What Keeps Us Up At Night
We like to think that we are professional "worriers": we worry about stuff so that our clients don't have to, so that they can go about leading and enjoying productive (our leisurely), positive lives.
That is what comes from our on-going assessment, mitigation and monitoring of risks to our long-term wealth forecasts and our investment portfolios. We want to be optimistic, but only cautiously so. Over-optimism is clearly an emotion that only increases risk. However, optimism, especially in financial markets, is what is sold to less suspecting buyers, so we have to always be on guard for that (beware the advisor with the latest and greatest!).
So what are we worried about?
1) The economic impact from the Covid 19 is far from certain and the Q3 bounce-back from the huge dive in Q2 GDP growth will stall out in Q4 and onward.

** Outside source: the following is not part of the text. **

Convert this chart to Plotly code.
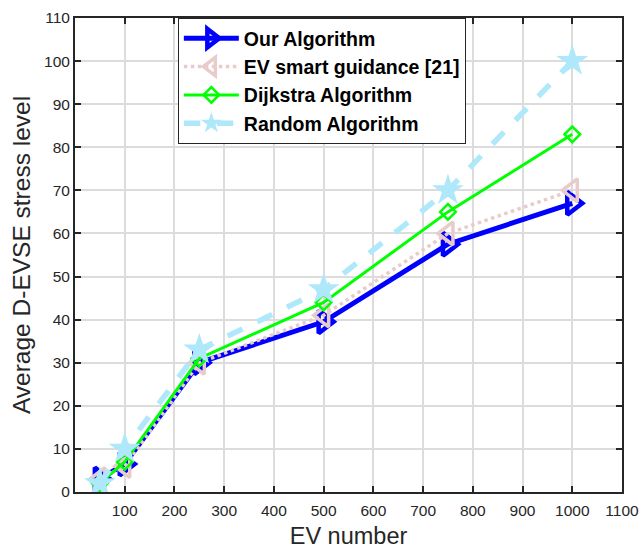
import plotly.graph_objects as go

ev_number = [50, 100, 250, 500, 750, 1000]
our_alg = [3, 6.5, 30, 39.5, 57.5, 67]
ev_smart = [3, 6, 30, 41, 60, 70]
dijkstra = [2, 7, 31, 44, 65, 83]
random_alg = [2, 10, 33, 47, 70, 100]

x_ticks = [100, 200, 300, 400, 500, 600, 700, 800, 900, 1000, 1100]
y_ticks = [0, 10, 20, 30, 40, 50, 60, 70, 80, 90, 100, 110]

fig = go.Figure()

fig.add_trace(go.Scatter(
    x=ev_number, y=our_alg, name="Our Algorithm", mode="lines+markers",
    line=dict(color="#0000ff", width=5),
    marker=dict(symbol="triangle-right-open", size=20, color="#0000ff", line=dict(width=4.5, color="#0000ff")),
))
fig.add_trace(go.Scatter(
    x=ev_number, y=ev_smart, name="EV smart guidance [21]", mode="lines+markers",
    line=dict(color="#e8cccc", width=3.5, dash="dot"),
    marker=dict(symbol="triangle-left-open", size=20, color="#e8cccc", line=dict(width=3.5, color="#e8cccc")),
))
fig.add_trace(go.Scatter(
    x=ev_number, y=dijkstra, name="Dijkstra Algorithm", mode="lines+markers",
    line=dict(color="#00ff00", width=3),
    marker=dict(symbol="diamond-open", size=12, color="#00ff00", line=dict(width=2.5, color="#00ff00")),
))
fig.add_trace(go.Scatter(
    x=ev_number, y=random_alg, name="Random Algorithm", mode="lines+markers",
    line=dict(color="#aee8fa", width=5.5, dash="dash"),
    marker=dict(symbol="star", size=24, color="#aee8fa", line=dict(width=0)),
))

fig.update_layout(
    width=642, height=549,
    margin=dict(l=75, r=20, t=18, b=57, autoexpand=False),
    plot_bgcolor="white", paper_bgcolor="white",
    font=dict(family="Liberation Sans, Arial, sans-serif", color="#262626"),
    legend=dict(
        x=0.188, y=1.0, xanchor="left", yanchor="top",
        bgcolor="white", bordercolor="#262626", borderwidth=1,
        font=dict(size=19.5, color="black", weight="bold"),
        itemwidth=55, tracegroupgap=0,
        traceorder="normal",
    ),
)

fig.update_xaxes(
    range=[0, 1100], tickvals=x_ticks, automargin=False,
    showgrid=True, gridcolor="#dcdcdc", gridwidth=1.5,
    showline=True, linecolor="#262626", linewidth=2, mirror="allticks",
    ticks="inside", ticklen=6, tickwidth=2, tickcolor="#262626",
    tickfont=dict(size=15.5), zeroline=False, ticklabelstandoff=3,
    title=dict(text="EV number", font=dict(size=23.5), standoff=14),
)
fig.update_yaxes(
    range=[0, 110], tickvals=y_ticks, automargin=False,
    showgrid=True, gridcolor="#dcdcdc", gridwidth=1.5,
    showline=True, linecolor="#262626", linewidth=2, mirror="allticks",
    ticks="inside", ticklen=6, tickwidth=2, tickcolor="#262626",
    tickfont=dict(size=15.5), zeroline=False,
    title=dict(text="Average D-EVSE stress level", font=dict(size=24.5), standoff=6),
)

fig.write_html("out.html")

The Bank of Canada's Business Outlook Survey - Autumn 2020 and Canadian Survey Of consumer Expectations - Third Quarter of 2020 , released earlier this week, clearly outline high levels of economic uncertainty for the future.
The U.S. Federal Reserve's Beige Book (reports by the various regional Federal Reserve Banks) released yesterday, suggests a similar level of uncertainty, including the potential impact of the upcoming November 3 presidential election:
Which, according to the electoral college polls (which matter most vs. the popular vote), remains unclear with enough "toss up" states that make it too close to call.
2) We fear a disputed U.S. election result and the potential for civil unrest that this might create.
3) Surprise, surprise! We think that stock market valuations are expensive and as a result there is a greater risk to the downside, if , as and when investors become disappointed with the current economic or political outlook.
The last time we saw the price to earnings ratios at these levels was way back in the "dot-com Bubble" of 2001-02. Currently stock prices are very "bubblicious". When stock prices rise and portfolio valuations move higher, some might feel better. We do not. We become even more concerned, especially when we feel it is not warranted.
Sell greed, buy fear.
4) Government debt loads are soaring and will continue to do so and at some point in time additional revenues will be required just to cover the expanding interest costs. Taxes are not going down and tax breaks for the wealthy (if you have an investment portfolio my friends, or own a home, for that matter, consider yourself in the "land of the wealthy") will come under greater scrutiny (capital gains taxes for one!).
Sleep well my friends (we have your backs)!